2.3. Il vizio ex art. 360 c.p.c., comma 1, n. 5, può, dunque, essere dedotto solo in caso di omesso esame di un “fatto storico” controverso, che sia stato oggetto di discussione e appaia “decisivo” ai fini di una diversa soluzione, essendo precluso impugnare la sentenza per criticare il percorso argomentativo adottato dal giudice di merito sulla base di una valutazione degli elementi fattuali acquisiti, da questi ritenuti determinanti oppure non pertinenti (Cass. Sez. U, n. 8053 del 7/4/2014; Cass. Sez. U, n. 19881 del 22/9/2014; Cass. n. 11892 del 10/6/2016); ne consegue che esula dal vizio di legittimità di cui all’art. 360 c.p.c., comma 1, n. 5, qualsiasi contestazione volta a criticare il “convincimento” che il giudice si sia formato all’esito dell’esame del materiale probatorio previa valutazione della sua attendibilità ed operando un giudizio di prevalenza.

2.4. A nulla rileva pertanto che i giudici di secondo grado non abbiano adeguatamente tenuto conto di tutti gli elementi di prova offerti dalla contribuente, ritenendo comunque ingiustificato lo scostamento tra il reddito dichiarato e quello desumibile dal cd. redditometro e rigettato il ricorso della contribuente.

3. Sulla base delle argomentazioni esposte, pertanto, si ritiene che i Giudici di secondo grado abbiano correttamente applicato le disposizioni normative poste alla base dell’accertamento sintetico. Il ricorso va quindi rigettato.
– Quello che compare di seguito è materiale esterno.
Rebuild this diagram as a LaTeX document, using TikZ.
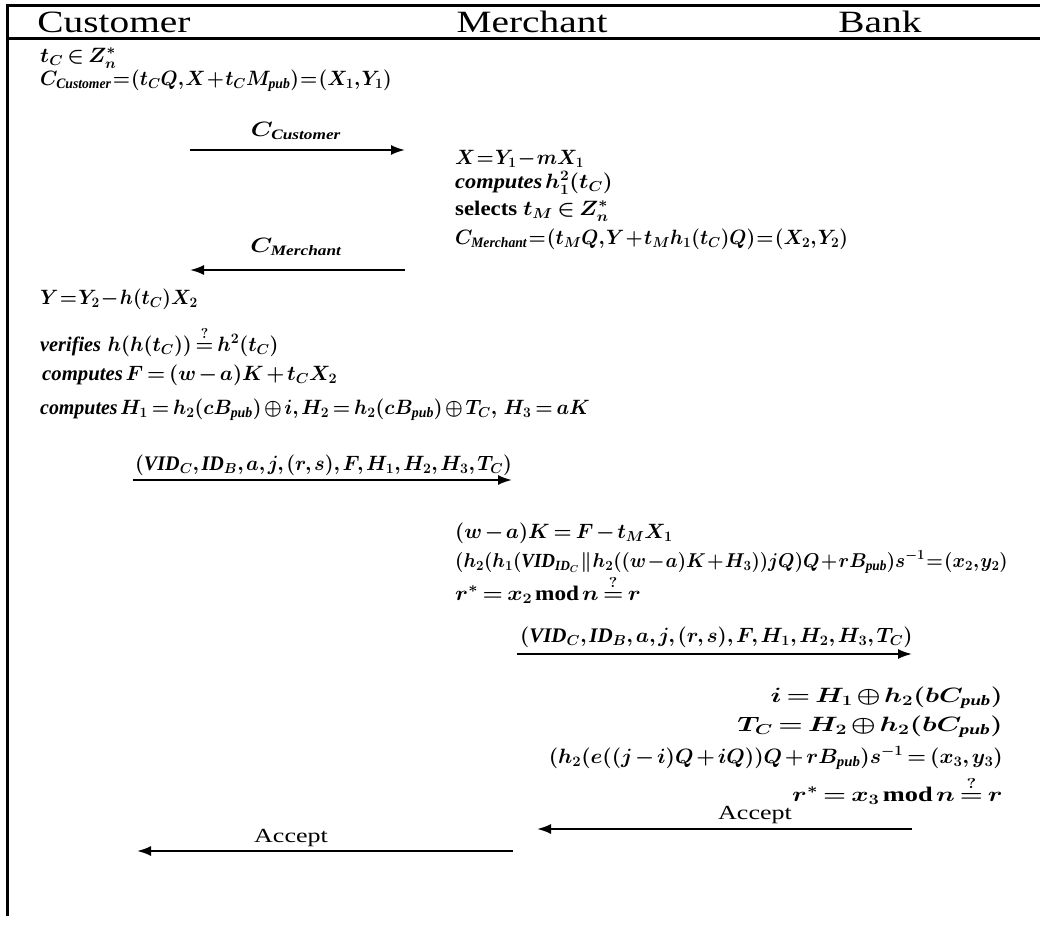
\RequirePackage{fix-cm}
\documentclass[tikz,border=0pt]{standalone}
\usepackage{amsmath, amssymb}
\usepackage{fontspec}
\setmainfont{Liberation Serif}
\usetikzlibrary{arrows.meta}

\newcommand{\tightmath}{\thickmuskip=3mu plus 2mu\medmuskip=2mu plus 1mu\thinmuskip=2mu}
\newcommand{\packedmath}{\thickmuskip=1mu\medmuskip=1mu\thinmuskip=1mu}

\begin{document}
\begin{tikzpicture}[x=1pt, y=-1pt,
      every node/.style={inner sep=0pt, font=\fontsize{20.74}{24}\selectfont\boldmath\tightmath},
      packed/.style={xscale=0.95, font=\fontsize{#1}{24}\selectfont\boldmath\packedmath},
      head/.style={anchor=base, xscale=1.27, font=\fontsize{31}{36}\selectfont},
      step-l/.style={anchor=base west},
      step-r/.style={anchor=base east},
      okay/.style={anchor=base, xscale=1.3, font=\fontsize{20}{24}\selectfont},
      msg/.style={line width=2pt, -{Latex[length=14pt,width=10pt]}}]
    \useasboundingbox (0,0) rectangle (1040,929);
    % frame
    \draw[line width=3pt] (1040,5) -- (7,5) -- (7,916);
    \draw[line width=3pt] (7,38) -- (1040,38);
    \node[head] (customer) at (114,32) {Customer};
    \node[head] (merchant) at (532,32) {Merchant};
    \node[head] (bank) at (880,32) {Bank};
    % customer
    \node[step-l, xscale=1.05] (tc) at (40,62) {$t_C \in Z^*_n$};
    \node[step-l, packed=20.74] (ccust) at (40,85)
      {$C_{\mathit{Customer}} = (t_C Q, X + t_C M_{\mathit{pub}}) = (X_1, Y_1)$};
    \coordinate (m1a) at (190,150);
    \coordinate (m1b) at (405,150);
    \draw[msg] (m1a) -- (m1b);
    \node[anchor=base, xscale=1.2] (l1) at (296,136) {$C_{\mathit{Customer}}$};
    % merchant
    \node[step-l, packed=20.74] (xm) at (455,164) {$X = Y_1 - mX_1$};
    \node[step-l, xscale=1.08] (hm) at (455,188) {$\mathit{computes}\, h^2_1(t_C)$};
    \node[step-l, xscale=1.1] (sel) at (455,215) {$\textbf{selects } t_M \in Z^*_n$};
    \node[step-l, packed=20.74] (cmer) at (455,244)
      {$C_{\mathit{Merchant}} = (t_M Q, Y + t_M h_1(t_C)Q) = (X_2, Y_2)$};
    \coordinate (m2a) at (405,270);
    \coordinate (m2b) at (190,270);
    \draw[msg] (m2a) -- (m2b);
    \node[anchor=base, xscale=1.2] (l2) at (296,252) {$C_{\mathit{Merchant}}$};
    % customer
    \node[step-l, packed=20.74] (yc) at (40,304) {$Y = Y_2 - h(t_C)X_2$};
    \node[step-l, xscale=0.98] (ver) at (40,351)
      {$\mathit{verifies}\;\, h(h(t_C)) \overset{?}{=} h^2(t_C)$};
    \node[step-l] (fc) at (42,380) {$\mathit{computes}\, F = (w-a)K + t_C X_2$};
    \node[step-l, xscale=0.96] (hc) at (40,414)
      {$\mathit{computes}\, H_1 = h_2(cB_{\mathit{pub}}) \oplus i, H_2 = h_2(cB_{\mathit{pub}}) \oplus T_C,\; H_3 = aK$};
    \coordinate (m3a) at (133,480);
    \coordinate (m3b) at (512,480);
    \draw[msg] (m3a) -- (m3b);
    \node[step-l, xscale=0.97] (l3) at (135,470)
      {$(\mathit{VID}_C, \mathit{ID}_B, a, j, (r,s), F, H_1, H_2, H_3, T_C)$};
    % merchant
    \node[step-l] (wk) at (455,538) {$(w-a)K = F - t_M X_1$};
    \node[step-l, packed=20] (sig) at (455,567)
      {$(h_2(h_1(\mathit{VID}_{\mathit{ID}_C} \parallel h_2((w-a)K + H_3))jQ)Q + rB_{\mathit{pub}})s^{-1} = (x_2, y_2)$};
    \node[step-l, xscale=1.12] (rm) at (455,600)
      {$r^{*} = x_2 \,\textbf{mod}\, n \overset{?}{=} r$};
    \coordinate (m4a) at (517,654);
    \coordinate (m4b) at (912,654);
    \draw[msg] (m4a) -- (m4b);
    \node[step-l, xscale=1.01] (l4) at (520,642)
      {$(\mathit{VID}_C, \mathit{ID}_B, a, j, (r,s), F, H_1, H_2, H_3, T_C)$};
    % bank
    \node[step-r, xscale=1.3] (ib) at (1003,702) {$i = H_1 \oplus h_2(bC_{\mathit{pub}})$};
    \node[step-r, xscale=1.35] (tb) at (1003,731) {$T_C = H_2 \oplus h_2(bC_{\mathit{pub}})$};
    \node[step-r, xscale=1.03] (sb) at (1003,763)
      {$(h_2(e((j-i)Q + iQ))Q + rB_{\mathit{pub}})s^{-1} = (x_3, y_3)$};
    \node[step-r, xscale=1.27] (rb) at (1003,801)
      {$r^{*} = x_3 \,\textbf{mod}\, n \overset{?}{=} r$};
    \coordinate (m5a) at (912,829);
    \coordinate (m5b) at (537,829);
    \draw[msg] (m5a) -- (m5b);
    \node[okay] (acc1) at (755,819) {Accept};
    \coordinate (m6a) at (513,851);
    \coordinate (m6b) at (137,851);
    \draw[msg] (m6a) -- (m6b);
    \node[okay] (acc2) at (291,842) {Accept};
\end{tikzpicture}
\end{document}
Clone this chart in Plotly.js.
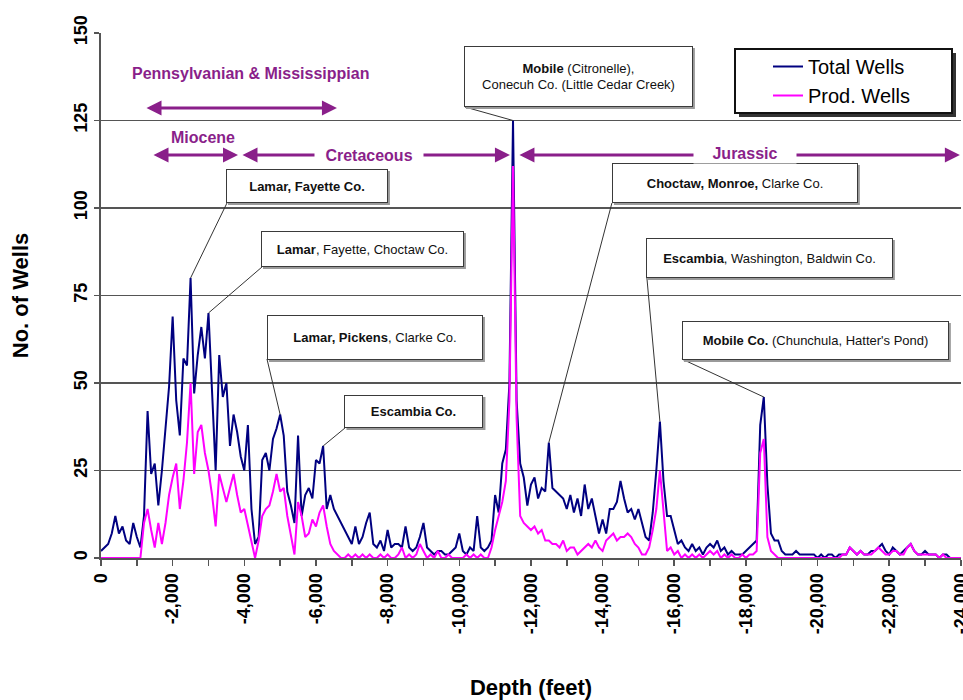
<!DOCTYPE html>
<html>
<head>
<meta charset="utf-8">
<script src="https://cdn.plot.ly/plotly-3.0.1.min.js"></script>
<style>html,body{margin:0;padding:0;background:#fff;}#chart{width:963px;height:700px;}</style>
</head>
<body>
<div id="chart"></div>
<script>
// Depth (feet), sampled every 100 ft
const depth = [
0,-100,-200,-300,-400,-500,-600,-700,-800,-900,
-1000,-1100,-1200,-1300,-1400,-1500,-1600,-1700,-1800,-1900,
-2000,-2100,-2200,-2300,-2400,-2500,-2600,-2700,-2800,-2900,
-3000,-3100,-3200,-3300,-3400,-3500,-3600,-3700,-3800,-3900,
-4000,-4100,-4200,-4300,-4400,-4500,-4600,-4700,-4800,-4900,
-5000,-5100,-5200,-5300,-5400,-5500,-5600,-5700,-5800,-5900,
-6000,-6100,-6200,-6300,-6400,-6500,-6600,-6700,-6800,-6900,
-7000,-7100,-7200,-7300,-7400,-7500,-7600,-7700,-7800,-7900,
-8000,-8100,-8200,-8300,-8400,-8500,-8600,-8700,-8800,-8900,
-9000,-9100,-9200,-9300,-9400,-9500,-9600,-9700,-9800,-9900,
-10000,-10100,-10200,-10300,-10400,-10500,-10600,-10700,-10800,-10900,
-11000,-11100,-11200,-11300,-11400,-11500,-11600,-11700,-11800,-11900,
-12000,-12100,-12200,-12300,-12400,-12500,-12600,-12700,-12800,-12900,
-13000,-13100,-13200,-13300,-13400,-13500,-13600,-13700,-13800,-13900,
-14000,-14100,-14200,-14300,-14400,-14500,-14600,-14700,-14800,-14900,
-15000,-15100,-15200,-15300,-15400,-15500,-15600,-15700,-15800,-15900,
-16000,-16100,-16200,-16300,-16400,-16500,-16600,-16700,-16800,-16900,
-17000,-17100,-17200,-17300,-17400,-17500,-17600,-17700,-17800,-17900,
-18000,-18100,-18200,-18300,-18400,-18500,-18600,-18700,-18800,-18900,
-19000,-19100,-19200,-19300,-19400,-19500,-19600,-19700,-19800,-19900,
-20000,-20100,-20200,-20300,-20400,-20500,-20600,-20700,-20800,-20900,
-21000,-21100,-21200,-21300,-21400,-21500,-21600,-21700,-21800,-21900,
-22000,-22100,-22200,-22300,-22400,-22500,-22600,-22700,-22800,-22900,
-23000,-23100,-23200,-23300,-23400,-23500,-23600,-23700,-23800,-23900,
-24000
];

const totalWells = [
2,3,4,7,12,7,9,5,4,10,
6,3,12,42,24,27,15,25,38,49,
69,45,35,57,55,80,47,58,66,57,
70,45,25,58,46,50,32,41,36,29,
25,38,14,4,6,28,30,25,34,37,
41,35,19,15,10,35,12,18,20,17,
28,27,32,14,18,14,12,10,8,6,
4,9,4,6,10,13,4,3,5,2,
8,3,4,4,3,9,3,2,3,6,
10,3,2,1,2,2,1,1,2,3,
7,2,1,3,2,12,3,2,3,5,
18,13,27,31,50,125,45,27,23,15,
21,23,17,20,19,33,20,19,18,17,
14,18,13,17,12,21,14,17,12,7,
11,7,14,14,16,22,17,13,14,11,
14,10,6,5,13,25,39,22,12,12,
8,4,5,3,2,4,2,3,1,3,
4,3,5,2,3,1,2,1,1,1,
2,3,4,5,38,46,21,7,5,5,
2,1,1,1,2,1,1,1,1,1,
0,1,0,1,1,0,1,1,1,3,
2,1,2,1,1,2,2,3,4,2,
1,3,2,1,2,3,4,2,1,1,
2,1,1,1,0,1,1,0,0,0,
0
];

const prodWells = [
0,0,0,0,0,0,0,0,0,0,
0,0,10,14,8,3,10,4,10,18,
23,27,14,22,33,50,24,36,38,30,
25,18,9,24,20,16,20,24,18,13,
14,9,4,0,5,12,14,15,19,24,
19,20,12,6,1,16,12,6,7,11,
9,13,15,9,4,2,1,0,0,1,
0,1,0,1,0,1,0,0,1,0,
1,0,0,1,3,0,1,0,1,4,
2,0,1,0,2,0,0,1,0,0,
0,0,1,0,1,0,1,0,0,3,
8,12,16,22,45,112,40,12,10,9,
8,9,7,8,5,5,4,4,3,5,
2,3,3,1,2,3,4,3,5,3,
2,5,6,7,5,6,6,7,6,4,
3,1,1,3,8,14,25,14,2,3,
1,2,0,1,0,1,0,1,0,1,
2,1,2,0,1,0,1,0,0,1,
0,1,1,2,30,34,6,2,1,0,
0,0,0,0,0,0,0,0,0,0,
0,0,0,0,0,0,0,1,1,3,
2,1,2,1,1,1,2,3,2,1,
1,2,2,1,1,3,4,2,1,1,
1,1,1,1,0,1,0,0,0,0,
0
];

const xTickVals = [0,-1000,-2000,-3000,-4000,-5000,-6000,-7000,-8000,-9000,-10000,-11000,-12000,
  -13000,-14000,-15000,-16000,-17000,-18000,-19000,-20000,-21000,-22000,-23000,-24000];
const xTickText = ['0','','-2,000','','-4,000','','-6,000','','-8,000','','-10,000','','-12,000',
  '','-14,000','','-16,000','','-18,000','','-20,000','','-22,000','','-24,000'];
const yTickVals = [0,25,50,75,100,125,150];

const seriesNames = ['Total Wells','Prod. Wells'];

// Callouts: text and index of the data point they point at (on Total Wells)
const calloutTexts = [
  '<b>Lamar, Fayette Co.</b>',
  '<b>Lamar</b>, Fayette, Choctaw Co.',
  '<b>Lamar, Pickens</b>, Clarke Co.',
  '<b>Escambia Co.</b>',
  '<b>Mobile</b> (Citronelle),<br>Conecuh Co. (Little Cedar Creek)',
  '<b>Choctaw, Monroe,</b> Clarke Co.',
  '<b>Escambia</b>, Washington, Baldwin Co.',
  '<b>Mobile Co.</b> (Chunchula, Hatter\'s Pond)'
];
const calloutIdx = [25, 30, 50, 62, 115, 125, 156, 185];

const periodNames = ['Pennsylvanian & Mississippian','Miocene','Cretaceous','Jurassic'];

// ---- layout helpers (pixel -> data/paper) ----
const L = 101, R = 961, T = 33, B = 558;
const X = px => -(px - L) / (R - L) * 24000;
const Y = py => (B - py) / (B - T) * 150;
const PX = px => (px - L) / (R - L);
const PY = py => (B - py) / (B - T);

const FONT = 'Liberation Sans, Arial, sans-serif';
const PURPLE = '#8a1f8a';

// callout box geometry in pixels: [cx, cy, w, h, cornerX, cornerY]
const boxes = [
  [307, 186, 162, 34, 227, 203],
  [362.5, 249, 203, 36, 262, 267],
  [375, 337.5, 216, 45, 267, 359],
  [414, 411.5, 139, 33, 345, 428],
  [578.5, 76.5, 229, 61, 465, 107],
  [735, 183, 246, 40, 612, 203],
  [769.5, 258, 247, 40, 647, 278],
  [815.5, 340.5, 267, 39, 682, 359]
];

const annotations = [];
const shapes = [];

boxes.forEach((b, k) => {
  const i = calloutIdx[k];
  shapes.push({type:'line', xref:'x', yref:'y', layer:'above',
    x0: X(b[4]), y0: Y(b[5]), x1: depth[i], y1: totalWells[i],
    line:{color:'#333', width:1}});
  // soft shadow on bottom/right edges
  shapes.push({type:'rect', xref:'x', yref:'y', layer:'above',
    x0: X(b[0] - b[2]/2 + 2), x1: X(b[0] + b[2]/2 + 2),
    y0: Y(b[1] + b[3]/2 + 2), y1: Y(b[1] - b[3]/2 + 2),
    fillcolor:'#9a9a9a', line:{width:0}});
  annotations.push({xref:'x', yref:'y', x: X(b[0]), y: Y(b[1]), showarrow:false,
    text: calloutTexts[k], width: b[2]-4, height: b[3]-4, align:'center', valign:'middle',
    bgcolor:'#ffffff', bordercolor:'#3a3a3a', borderwidth:1, borderpad:1,
    font:{family:FONT, size:13, color:'#111'}});
});

// Period arrows: [x1px, x2px, ypx]
const arrows = [[145, 337, 108],[152, 238, 155],[241, 510, 155],[518, 960, 155]];
arrows.forEach(a => {
  annotations.push({xref:'x', yref:'y', axref:'x', ayref:'y',
    x: X(a[1]), y: Y(a[2]), ax: X(a[0]), ay: Y(a[2]), text:'', showarrow:true,
    arrowhead:2, startarrowhead:2, arrowside:'end+start', arrowsize:1, startarrowsize:1,
    arrowwidth:3, arrowcolor:PURPLE});
});
// Period labels: [cx, cy, boxwidth|null]
const periodPos = [[251, 73, null],[203, 137, null],[369, 155, 106],[745, 153, 100]];
periodPos.forEach((p, k) => {
  const ann = {xref:'x', yref:'y', x: X(p[0]), y: Y(p[1]), showarrow:false,
    text: periodNames[k], font:{family:FONT, size:16, color:PURPLE, weight:'bold'}};
  if (p[2]) { ann.bgcolor = '#ffffff'; ann.width = p[2]; }
  annotations.push(ann);
});

// Legend box with shadow
shapes.push({type:'rect', xref:'paper', yref:'paper', layer:'above',
  x0: PX(739), x1: PX(956), y0: PY(117), y1: PY(53), fillcolor:'#333', line:{width:0}});
shapes.push({type:'rect', xref:'paper', yref:'paper', layer:'above',
  x0: PX(735), x1: PX(952), y0: PY(113), y1: PY(49), fillcolor:'#ffffff',
  line:{color:'#111', width:2}});

const traces = [
  {x: depth, y: totalWells, type:'scatter', mode:'lines', name: seriesNames[0],
   line:{color:'#000080', width:2}},
  {x: depth, y: prodWells, type:'scatter', mode:'lines', name: seriesNames[1],
   line:{color:'#ff00ff', width:2}}
];

const layout = {
  width: 963, height: 700,
  margin: {l: L, r: 963 - R, t: T, b: 700 - B},
  paper_bgcolor:'#ffffff', plot_bgcolor:'#ffffff',
  showlegend: true,
  legend: {x: PX(768), y: PY(47), xanchor:'left', yanchor:'top',
    bgcolor:'rgba(0,0,0,0)', borderwidth:0,
    font:{family:FONT, size:20, color:'#000'}},
  xaxis: {
    range:[0,-24004], tickmode:'array', tickvals:xTickVals, ticktext:xTickText,
    tickangle:-90, ticks:'outside', ticklen:6, tickwidth:1.5, tickcolor:'#555',
    ticklabeloverflow:'allow',
    showline:true, linecolor:'#555', linewidth:2, showgrid:false, zeroline:false,
    tickfont:{family:FONT, size:18, color:'#000', weight:'bold'},
    title:{text:'Depth (feet)', standoff:48, font:{family:FONT, size:22, color:'#000', weight:'bold'}}
  },
  yaxis: {
    range:[0,150], tickmode:'array', tickvals:yTickVals,
    tickangle:-90, ticks:'outside', ticklen:5, tickwidth:1.5, tickcolor:'#555',
    showline:true, linecolor:'#555', linewidth:2, showgrid:true, gridcolor:'#555', gridwidth:1.5,
    zeroline:false,
    tickfont:{family:FONT, size:18, color:'#000', weight:'bold'},
    title:{text:'No. of Wells', standoff:36, font:{family:FONT, size:22, color:'#000', weight:'bold'}}
  },
  annotations: annotations,
  shapes: shapes
};

Plotly.newPlot('chart', traces, layout, {staticPlot:true, displayModeBar:false});
</script>
</body>
</html>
Le spese seguono la soccombenza e si liquidano come da dispositivo.

PQM

La Corte rigetta il ricorso della contribuente che condanna al rimborso delle spese sostenute dall’Agenzia delle Entrate che liquida in 7.000,00 Euro, oltre spese prenotate a debito.

Ai sensi del D.P.R. n. 115 del 2002, art. 13, comma 1 quater, inserito dalla L. n. 228 del 2012, art. 1, comma 17, dà atto della sussistenza dei presupposti per il versamento, da parte della ricorrente, dell’ulteriore importo a titolo di contributo unificato pari a quello previsto per il ricorso, a norma dello stesso art. 13, comma 1-bis, se dovuto.

Così deciso in Roma, nella Camera di Consiglio, il 8 marzo 2021.